Here's the abstract:

Digital book publishing platforms like Amazon Kindle Direct Publishing (KDP) are often lauded for enabling independent authors unconnected to established publishers to enter the book industry. Despite the appellation, independent authors are not completely autonomous. Book publishing on digital platforms is intensely mediated by the technology companies on which authors rely to publish and disseminate their work. This paper explores the ways in which Amazon KDP undermines the independence of Black authors through its categorization and content moderation systems. The critical framework for this research combines media and platform studies with publishing studies through the application of an ecology model that analyses the technological, economic and socio-cultural contexts in which books and authors circulate online. (van Dijck, 2013). This paper uses a mixed-methods approach consisting of interviews with authors of color and website analysis that collected metadata from Amazon’s Web API. This paper argues that Amazon perpetuates the discrimination Black authors face within the traditional publishing industry through its technological systems.

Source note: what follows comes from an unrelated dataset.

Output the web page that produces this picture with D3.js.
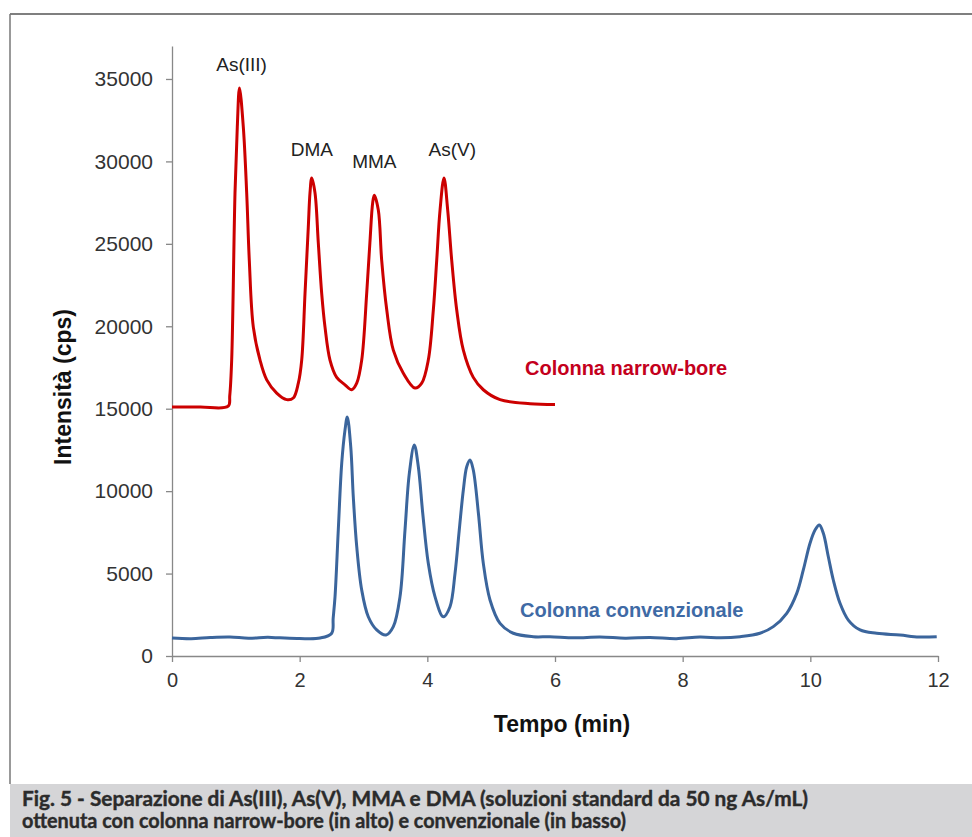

Amazon’s categorisation system uses profile data that has a tendency to sort books by Black authors into categories defined by race regardless of the categories chosen by independent authors. The visibility of books is also impacted by outcomes of Amazon’s content moderation system, Rekognition, which has been proven to be substantially less accurate in accurately identifying darker-skinned individuals (Buolamwini & Gebru, 2018). Amazon acts as a powerful intermediary in the governance and organisation of content in its marketplace due to the increased datafication of books in this sphere.